After looking at what feels like a million homes with our exclusive buyer’s agent, we became very efficient house hunters. At first, it was hard to strip away the bad decorating or the incredible upgrades to the bathroom and see the house for what it really was. Over and over again, I keep hearing this advice “Look at the things that you can’t change.” Again, I have to go back to a dating comparison. Don’t get blinded by make up or abs, those will fade or flab. Fall in love with the character. And so it is with a house. New carpets and shiny tile is hard to ignore. But, sometimes it can be blind you from issues that you just can’t change, like a caving in basement. . .
How do you determine the “character” of the house? Here is what I have learned:
1) Location, Location, Location
You knew this one would be here. But, let me explain it a little further. For us, the ideal location means classic suburbia to start our family. For you, it might mean being in the center of urban excitement. Just remember “you can’t pick up the house and move it.” In other words, you can change the bathroom, but you can’t change the neighborhood.

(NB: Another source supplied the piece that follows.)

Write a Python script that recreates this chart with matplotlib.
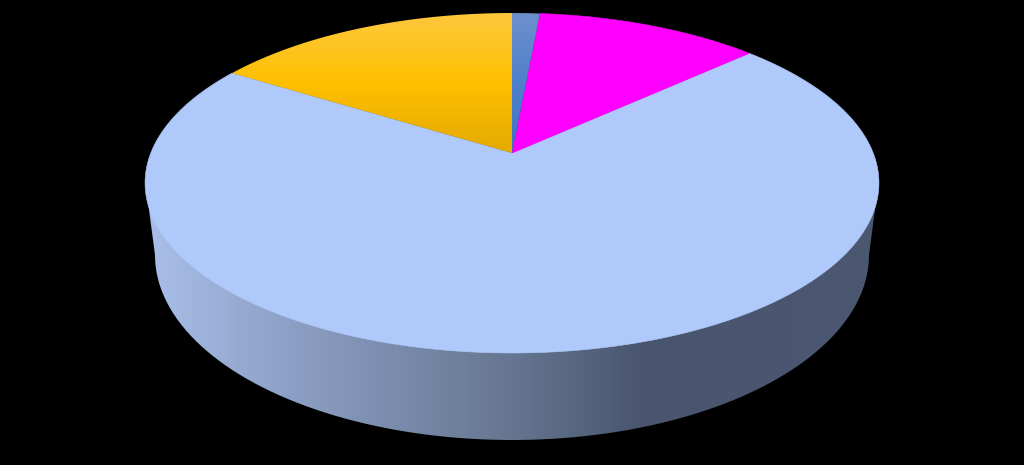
import numpy as np
import matplotlib
matplotlib.use("Agg")
import matplotlib.pyplot as plt
from matplotlib.colors import LinearSegmentedColormap
from matplotlib.patches import PathPatch
from matplotlib.path import Path

# Slice shares, clockwise from 12 o'clock
categories = ["A", "B", "C", "D"]
values = [1.45, 11.7, 70.75, 16.1]
colors = ["#4f7fc8", "#ff00ff", "#afc9fa", "#fdc000"]
# Vertical gradients per slice (top to bottom); None = flat colour
gradients = {
    "A": ["#6d90cc", "#4f80cb", "#3d73c6"],
    "D": ["#fec83f", "#ffc000", "#e3aa00"],
}
wall_stops = [(0.0, "#a9bfe9"), (0.20, "#8c9fc4"), (0.50, "#667690"), (0.68, "#49556f"), (1.0, "#4c5871")]

# Projection of the unit-circle pie to image pixels
APEX = (512.0, 153.0)
K = 0.1765
A = 361.2
B = 164.7


def project(x, y):
    w = 1 + K * y
    return APEX[0] + A * x / w, APEX[1] - B * y / w


fig = plt.figure(figsize=(10.24, 4.65), dpi=100, facecolor="black")
ax = fig.add_axes([0, 0, 1, 1])
wedges, _ = ax.pie(values, colors=colors, startangle=90, counterclock=False, radius=1)
ax.set_aspect("auto")
ax.set_xlim(0, 1024)
ax.set_ylim(465, 0)
ax.axis("off")

# Side wall: from the rim's widest points around the lower rim, horizontal gradient
t = np.linspace(0, np.pi, 300)
bot_x, bot_y = 512 + 357 * np.cos(t), 255 + 185 * np.sin(t)
hull = np.vstack([[[878.5, 183]], np.column_stack([bot_x, bot_y]), [[145.5, 183]], [[878.5, 183]]])
wall_clip = PathPatch(Path(hull), fc="none", ec="none", transform=ax.transData)
ax.add_patch(wall_clip)
wall_cmap = LinearSegmentedColormap.from_list("wall", wall_stops)
im = ax.imshow(np.linspace(0, 1, 512)[None, :], cmap=wall_cmap, extent=(146, 878, 445, 180),
               aspect="auto", zorder=1, interpolation="bilinear")
im.set_clip_path(wall_clip)

# Top face: re-project each pie wedge
for cat, wedge, col in zip(categories, wedges, colors):
    th = np.radians(np.linspace(wedge.theta1, wedge.theta2, 400))
    px, py = project(np.cos(th), np.sin(th))
    verts = np.vstack([[APEX], np.column_stack([px, py]), [APEX]])
    wedge.remove()
    if cat in gradients:
        patch = PathPatch(Path(verts), fc="none", ec="none", transform=ax.transData, zorder=2)
        ax.add_patch(patch)
        cmap = LinearSegmentedColormap.from_list(cat, gradients[cat])
        g = ax.imshow(np.linspace(0, 1, 256)[:, None], cmap=cmap,
                      extent=(px.min() - 2, px.max() + 2, APEX[1], 13),
                      aspect="auto", zorder=3, interpolation="bilinear")
        g.set_clip_path(patch)
    else:
        ax.add_patch(PathPatch(Path(verts), fc=col, ec=col, lw=0.4, transform=ax.transData,
                               zorder=2 if cat == "C" else 2.5))

ax.set_xlim(0, 1024)
ax.set_ylim(465, 0)
fig.savefig("out.png", dpi=100, facecolor="black")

2) Integrity of The Structure
The Structure is a vague, first time home buyer’s way of saying: is this house going to collapse? That is an exaggeration, but as our buyer’s agent explained to us, there is a lot of movement in Colorado soil. For a home buyer, this means your house can “move” which can crack the foundation…or worse. If it weren’t for our buyer’s agent, I would not have known that the steel posts in the basement were there because at some point the basement wall started to cave in. If you don’t know the signs of structural damage (which I did not), I would suggest that you house hunt with someone that does.
3) Floor Plan
Is there room in the kitchen for me and my husband to cook without bumping in to each other? Is there a bathroom in a more private place than off the living room? Is there a place for guests to sleep? Is the baby’s bedroom close enough to her over-protective mother? Is there room for a future pool table and man cave? Surely, your questions will be different than mine, but you get the idea.
4) General Maintenance of the Home
Was this house loved or was it neglected and carrying a lot of baggage from the previous owner? I wanted a house that had been loved. I have a newborn, a job, a new marriage, and do not want to add on to the list: a fixer upper. On the flip side, there could be a lot of investment potential with a home that needs work. The key here is to think about what kind of time investment you are willing to make.
5) Move in Ready, Cosmetics Only or Needs Work
In other words: can you move into the house exactly the way it is, or will you need to invest time and money to make it livable? In the beginning of the search, we wanted “move in ready,” which we thought meant “new kitchen, new bathrooms.” That’s because I didn’t take into account fun things like roofs, and heating systems, and oven ranges. So by the end, we decided on “working kitchen, new roof.”
This was one of the biggest benefits that we had from working with an exclusive buyer’s agent. Our agent could point out future repairs and even give us a ball park figure of how much that type of repair would cost. So, we were able to get a more realistic idea of “all possible repairs” and determine which ones we did not want to worry about, and which ones we were okay with.